### WRITTEN REQUEST
In the records below, find the line containing "Generate a Python" and the line containing "57, 63, 73, 77, 72, 53, 27, 7, 5]". Give again exactly those lines and every line between them, omitting the pictures.

### INFORMATION SUPPLIED

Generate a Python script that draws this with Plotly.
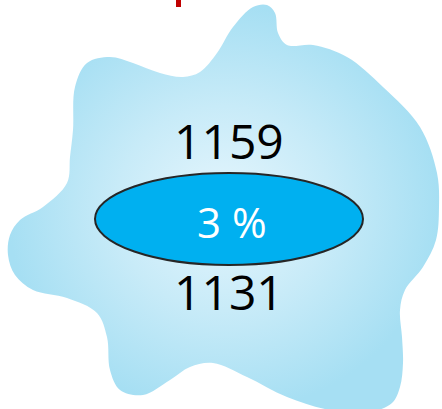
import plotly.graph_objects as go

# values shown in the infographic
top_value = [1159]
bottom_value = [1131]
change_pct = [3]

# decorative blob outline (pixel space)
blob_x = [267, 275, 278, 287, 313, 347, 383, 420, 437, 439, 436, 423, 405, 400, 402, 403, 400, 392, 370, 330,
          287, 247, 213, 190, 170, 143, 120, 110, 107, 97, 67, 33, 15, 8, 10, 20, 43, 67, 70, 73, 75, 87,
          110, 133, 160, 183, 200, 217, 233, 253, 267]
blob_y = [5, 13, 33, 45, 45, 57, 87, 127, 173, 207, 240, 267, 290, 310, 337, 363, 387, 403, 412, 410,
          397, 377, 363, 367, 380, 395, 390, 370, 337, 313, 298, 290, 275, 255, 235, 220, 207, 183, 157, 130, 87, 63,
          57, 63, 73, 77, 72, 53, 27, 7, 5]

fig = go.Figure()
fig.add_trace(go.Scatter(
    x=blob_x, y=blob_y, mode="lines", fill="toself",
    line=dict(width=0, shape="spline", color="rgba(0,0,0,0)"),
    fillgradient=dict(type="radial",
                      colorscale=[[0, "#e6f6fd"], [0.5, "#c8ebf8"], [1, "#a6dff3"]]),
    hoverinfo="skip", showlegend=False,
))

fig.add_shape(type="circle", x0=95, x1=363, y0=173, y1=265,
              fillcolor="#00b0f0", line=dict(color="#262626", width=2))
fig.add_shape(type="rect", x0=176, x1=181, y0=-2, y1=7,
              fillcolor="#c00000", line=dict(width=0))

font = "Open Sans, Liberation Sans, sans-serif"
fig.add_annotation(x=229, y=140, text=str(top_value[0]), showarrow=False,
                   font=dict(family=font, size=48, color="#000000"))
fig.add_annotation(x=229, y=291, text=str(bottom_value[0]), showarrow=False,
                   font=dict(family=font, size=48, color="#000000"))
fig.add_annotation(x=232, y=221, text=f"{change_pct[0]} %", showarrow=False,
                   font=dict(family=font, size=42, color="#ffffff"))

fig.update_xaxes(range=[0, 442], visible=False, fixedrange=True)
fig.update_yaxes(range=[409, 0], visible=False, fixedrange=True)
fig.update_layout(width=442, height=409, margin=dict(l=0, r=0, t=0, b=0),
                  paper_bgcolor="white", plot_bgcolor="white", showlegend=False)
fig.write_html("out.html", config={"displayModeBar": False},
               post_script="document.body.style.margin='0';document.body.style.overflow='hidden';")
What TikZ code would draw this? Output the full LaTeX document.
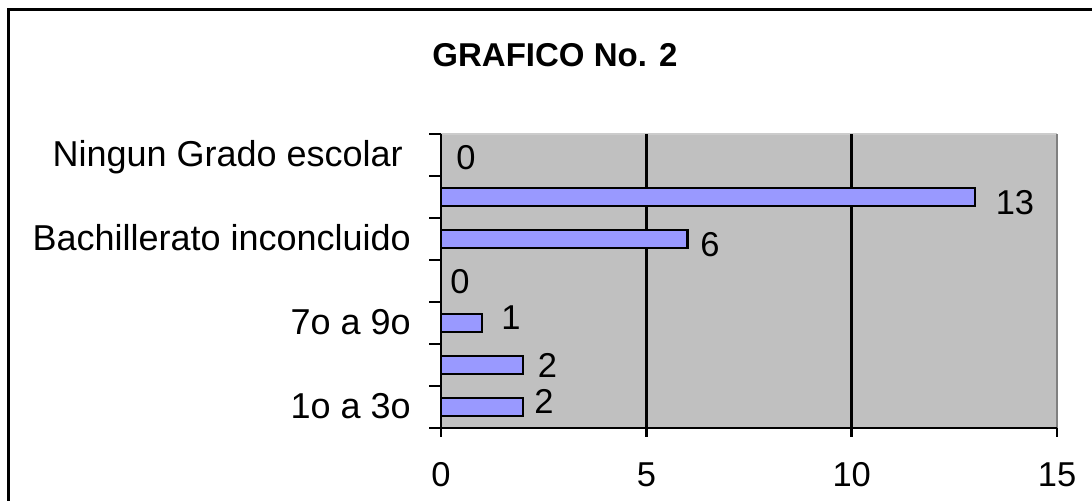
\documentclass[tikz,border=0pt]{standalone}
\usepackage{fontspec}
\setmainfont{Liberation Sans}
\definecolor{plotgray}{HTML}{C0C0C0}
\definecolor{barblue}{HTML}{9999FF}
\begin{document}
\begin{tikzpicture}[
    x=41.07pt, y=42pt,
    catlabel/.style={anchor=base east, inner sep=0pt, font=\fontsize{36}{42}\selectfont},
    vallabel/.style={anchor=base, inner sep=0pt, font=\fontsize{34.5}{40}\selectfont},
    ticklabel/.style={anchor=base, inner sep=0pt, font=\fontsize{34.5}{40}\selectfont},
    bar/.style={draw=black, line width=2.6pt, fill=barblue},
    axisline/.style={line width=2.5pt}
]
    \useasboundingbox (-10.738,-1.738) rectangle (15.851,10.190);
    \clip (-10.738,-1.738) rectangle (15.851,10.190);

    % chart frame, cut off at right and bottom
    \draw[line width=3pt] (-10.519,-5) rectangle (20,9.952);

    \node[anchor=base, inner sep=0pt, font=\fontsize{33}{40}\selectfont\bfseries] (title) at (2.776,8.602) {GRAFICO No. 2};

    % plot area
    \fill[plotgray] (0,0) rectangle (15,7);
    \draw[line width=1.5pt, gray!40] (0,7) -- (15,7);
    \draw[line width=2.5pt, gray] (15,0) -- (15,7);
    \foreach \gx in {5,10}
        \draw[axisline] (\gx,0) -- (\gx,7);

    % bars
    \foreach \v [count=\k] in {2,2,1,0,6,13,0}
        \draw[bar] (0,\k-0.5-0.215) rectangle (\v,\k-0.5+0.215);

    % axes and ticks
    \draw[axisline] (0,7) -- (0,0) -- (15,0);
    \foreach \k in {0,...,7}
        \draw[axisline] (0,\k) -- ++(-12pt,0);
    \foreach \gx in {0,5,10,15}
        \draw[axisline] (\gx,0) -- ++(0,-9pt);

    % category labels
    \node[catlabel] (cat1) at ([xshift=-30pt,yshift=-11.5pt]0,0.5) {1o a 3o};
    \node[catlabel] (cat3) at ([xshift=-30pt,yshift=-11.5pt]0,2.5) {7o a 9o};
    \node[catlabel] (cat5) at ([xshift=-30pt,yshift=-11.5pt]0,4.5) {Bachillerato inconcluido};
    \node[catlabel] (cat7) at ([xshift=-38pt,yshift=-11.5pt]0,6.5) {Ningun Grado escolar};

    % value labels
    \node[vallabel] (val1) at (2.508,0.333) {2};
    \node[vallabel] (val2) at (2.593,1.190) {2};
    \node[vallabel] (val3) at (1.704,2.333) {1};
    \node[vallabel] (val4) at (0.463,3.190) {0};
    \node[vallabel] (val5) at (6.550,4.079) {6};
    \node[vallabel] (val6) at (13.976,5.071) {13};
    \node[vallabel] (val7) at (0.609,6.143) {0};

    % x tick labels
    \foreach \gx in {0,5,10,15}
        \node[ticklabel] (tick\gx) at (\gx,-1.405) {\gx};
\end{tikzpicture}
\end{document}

* * *

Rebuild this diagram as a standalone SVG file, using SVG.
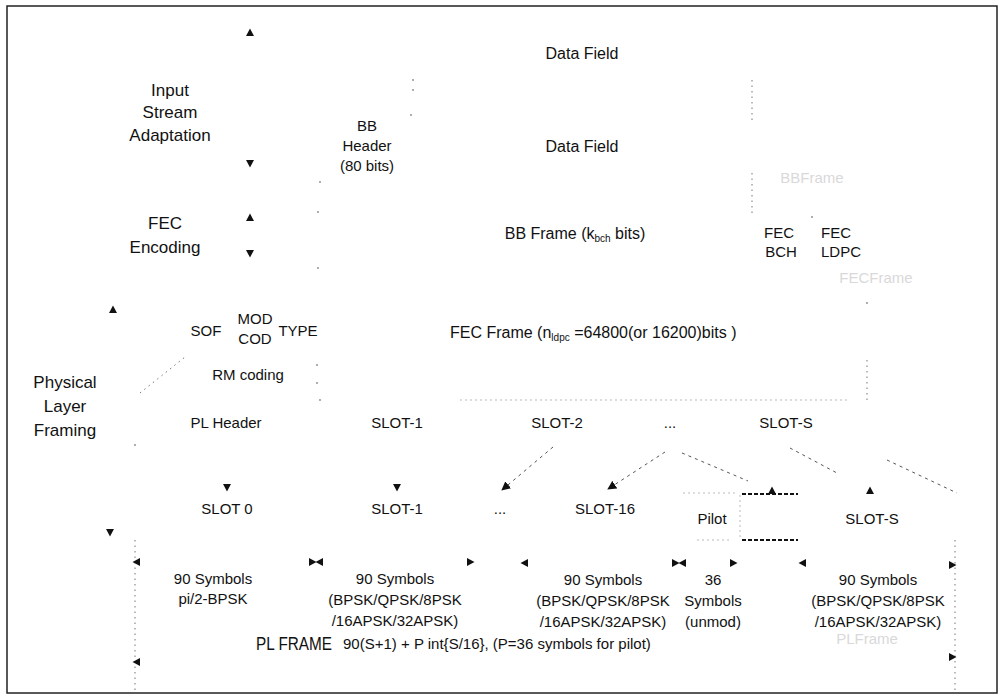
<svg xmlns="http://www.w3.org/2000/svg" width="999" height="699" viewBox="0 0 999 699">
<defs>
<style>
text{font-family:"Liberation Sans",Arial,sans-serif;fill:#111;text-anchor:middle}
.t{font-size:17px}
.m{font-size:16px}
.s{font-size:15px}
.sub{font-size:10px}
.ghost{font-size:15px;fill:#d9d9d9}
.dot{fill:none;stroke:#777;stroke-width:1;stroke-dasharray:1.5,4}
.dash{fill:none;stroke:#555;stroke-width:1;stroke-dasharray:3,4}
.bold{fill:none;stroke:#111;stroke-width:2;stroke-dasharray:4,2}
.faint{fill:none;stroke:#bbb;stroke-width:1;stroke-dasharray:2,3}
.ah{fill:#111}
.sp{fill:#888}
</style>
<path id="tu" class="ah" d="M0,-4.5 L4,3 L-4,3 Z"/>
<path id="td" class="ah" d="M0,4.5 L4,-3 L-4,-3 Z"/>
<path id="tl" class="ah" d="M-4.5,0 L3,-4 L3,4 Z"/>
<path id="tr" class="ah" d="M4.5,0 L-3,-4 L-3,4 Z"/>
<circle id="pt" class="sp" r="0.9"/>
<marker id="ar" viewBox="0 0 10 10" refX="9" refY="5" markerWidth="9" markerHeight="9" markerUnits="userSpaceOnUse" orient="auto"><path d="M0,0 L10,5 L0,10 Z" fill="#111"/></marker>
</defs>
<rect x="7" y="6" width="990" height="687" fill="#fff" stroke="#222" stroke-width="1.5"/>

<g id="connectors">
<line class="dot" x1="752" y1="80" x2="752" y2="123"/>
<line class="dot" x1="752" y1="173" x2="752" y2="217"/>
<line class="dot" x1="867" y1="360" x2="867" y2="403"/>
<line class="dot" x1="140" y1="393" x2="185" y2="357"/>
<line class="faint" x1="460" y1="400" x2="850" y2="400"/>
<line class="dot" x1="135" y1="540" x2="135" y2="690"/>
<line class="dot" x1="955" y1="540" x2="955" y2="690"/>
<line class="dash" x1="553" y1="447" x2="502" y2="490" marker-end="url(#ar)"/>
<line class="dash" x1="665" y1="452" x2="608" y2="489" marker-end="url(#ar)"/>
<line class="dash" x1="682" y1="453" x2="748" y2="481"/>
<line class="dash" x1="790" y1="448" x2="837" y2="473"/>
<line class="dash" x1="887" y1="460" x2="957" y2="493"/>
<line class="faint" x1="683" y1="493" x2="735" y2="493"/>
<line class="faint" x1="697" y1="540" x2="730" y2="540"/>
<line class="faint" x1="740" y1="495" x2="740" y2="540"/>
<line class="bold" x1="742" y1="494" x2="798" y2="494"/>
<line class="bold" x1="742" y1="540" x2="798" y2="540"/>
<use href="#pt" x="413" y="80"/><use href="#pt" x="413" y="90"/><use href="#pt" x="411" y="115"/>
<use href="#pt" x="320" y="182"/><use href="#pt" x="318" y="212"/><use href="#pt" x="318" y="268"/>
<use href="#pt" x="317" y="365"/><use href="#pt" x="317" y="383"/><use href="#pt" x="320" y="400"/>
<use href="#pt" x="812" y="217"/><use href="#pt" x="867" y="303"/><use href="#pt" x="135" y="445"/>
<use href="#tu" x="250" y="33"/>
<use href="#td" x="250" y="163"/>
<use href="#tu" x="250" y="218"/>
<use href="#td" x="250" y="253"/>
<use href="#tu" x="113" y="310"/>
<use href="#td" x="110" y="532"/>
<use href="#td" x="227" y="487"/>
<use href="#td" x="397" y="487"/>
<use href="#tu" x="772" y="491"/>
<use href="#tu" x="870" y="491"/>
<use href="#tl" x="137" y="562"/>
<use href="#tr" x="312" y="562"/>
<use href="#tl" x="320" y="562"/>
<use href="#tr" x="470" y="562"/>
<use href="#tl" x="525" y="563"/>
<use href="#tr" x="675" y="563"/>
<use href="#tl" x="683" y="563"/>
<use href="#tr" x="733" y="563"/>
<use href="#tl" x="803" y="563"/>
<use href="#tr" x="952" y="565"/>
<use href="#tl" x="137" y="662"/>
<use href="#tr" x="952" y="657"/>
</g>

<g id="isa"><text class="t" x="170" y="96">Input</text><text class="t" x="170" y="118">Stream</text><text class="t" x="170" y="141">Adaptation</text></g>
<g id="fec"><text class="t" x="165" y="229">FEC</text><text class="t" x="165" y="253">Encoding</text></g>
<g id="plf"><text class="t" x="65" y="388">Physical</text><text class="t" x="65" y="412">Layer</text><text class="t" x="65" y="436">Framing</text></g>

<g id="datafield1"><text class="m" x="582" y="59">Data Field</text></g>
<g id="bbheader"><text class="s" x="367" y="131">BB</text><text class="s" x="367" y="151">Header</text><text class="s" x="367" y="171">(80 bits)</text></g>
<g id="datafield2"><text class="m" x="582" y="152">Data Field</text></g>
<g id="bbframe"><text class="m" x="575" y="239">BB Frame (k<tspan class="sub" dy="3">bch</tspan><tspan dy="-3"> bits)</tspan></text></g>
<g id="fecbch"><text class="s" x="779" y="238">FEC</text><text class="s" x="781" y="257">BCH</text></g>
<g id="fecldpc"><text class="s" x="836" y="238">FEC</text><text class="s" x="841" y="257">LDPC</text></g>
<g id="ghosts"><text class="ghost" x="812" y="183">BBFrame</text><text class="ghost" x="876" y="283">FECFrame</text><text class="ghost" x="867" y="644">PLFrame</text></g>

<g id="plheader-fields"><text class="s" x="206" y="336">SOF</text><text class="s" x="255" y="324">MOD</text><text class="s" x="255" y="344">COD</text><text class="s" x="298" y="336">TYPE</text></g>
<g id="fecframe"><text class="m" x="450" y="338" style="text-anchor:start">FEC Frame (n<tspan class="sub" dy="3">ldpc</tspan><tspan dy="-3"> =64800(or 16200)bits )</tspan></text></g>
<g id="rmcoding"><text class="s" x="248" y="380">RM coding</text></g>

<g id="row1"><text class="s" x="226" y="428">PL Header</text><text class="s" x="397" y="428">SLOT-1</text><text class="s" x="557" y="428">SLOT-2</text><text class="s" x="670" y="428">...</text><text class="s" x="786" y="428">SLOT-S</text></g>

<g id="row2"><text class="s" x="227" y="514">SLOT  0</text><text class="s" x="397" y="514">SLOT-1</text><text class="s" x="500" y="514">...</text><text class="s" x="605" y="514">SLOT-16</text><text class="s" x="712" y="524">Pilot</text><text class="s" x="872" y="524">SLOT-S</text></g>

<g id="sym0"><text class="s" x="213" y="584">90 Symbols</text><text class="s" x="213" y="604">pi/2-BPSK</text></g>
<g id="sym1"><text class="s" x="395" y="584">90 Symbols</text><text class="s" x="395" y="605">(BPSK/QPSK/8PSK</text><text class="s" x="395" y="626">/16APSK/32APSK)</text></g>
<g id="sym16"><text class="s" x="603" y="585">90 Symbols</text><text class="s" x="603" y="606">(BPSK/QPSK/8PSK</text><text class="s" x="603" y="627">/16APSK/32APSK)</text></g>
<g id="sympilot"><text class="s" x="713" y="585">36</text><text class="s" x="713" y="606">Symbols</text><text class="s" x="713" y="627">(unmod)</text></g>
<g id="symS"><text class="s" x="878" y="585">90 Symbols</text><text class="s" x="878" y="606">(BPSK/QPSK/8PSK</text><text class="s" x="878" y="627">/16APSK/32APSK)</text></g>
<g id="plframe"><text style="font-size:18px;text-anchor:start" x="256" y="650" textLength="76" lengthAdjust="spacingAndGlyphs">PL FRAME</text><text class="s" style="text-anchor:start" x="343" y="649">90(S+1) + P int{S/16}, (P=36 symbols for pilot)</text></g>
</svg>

### FULL OUTPUT
Generate a Python script that draws this with Plotly.
import plotly.graph_objects as go

# values shown in the infographic
top_value = [1159]
bottom_value = [1131]
change_pct = [3]

# decorative blob outline (pixel space)
blob_x = [267, 275, 278, 287, 313, 347, 383, 420, 437, 439, 436, 423, 405, 400, 402, 403, 400, 392, 370, 330,
          287, 247, 213, 190, 170, 143, 120, 110, 107, 97, 67, 33, 15, 8, 10, 20, 43, 67, 70, 73, 75, 87,
          110, 133, 160, 183, 200, 217, 233, 253, 267]
blob_y = [5, 13, 33, 45, 45, 57, 87, 127, 173, 207, 240, 267, 290, 310, 337, 363, 387, 403, 412, 410,
          397, 377, 363, 367, 380, 395, 390, 370, 337, 313, 298, 290, 275, 255, 235, 220, 207, 183, 157, 130, 87, 63,
          57, 63, 73, 77, 72, 53, 27, 7, 5]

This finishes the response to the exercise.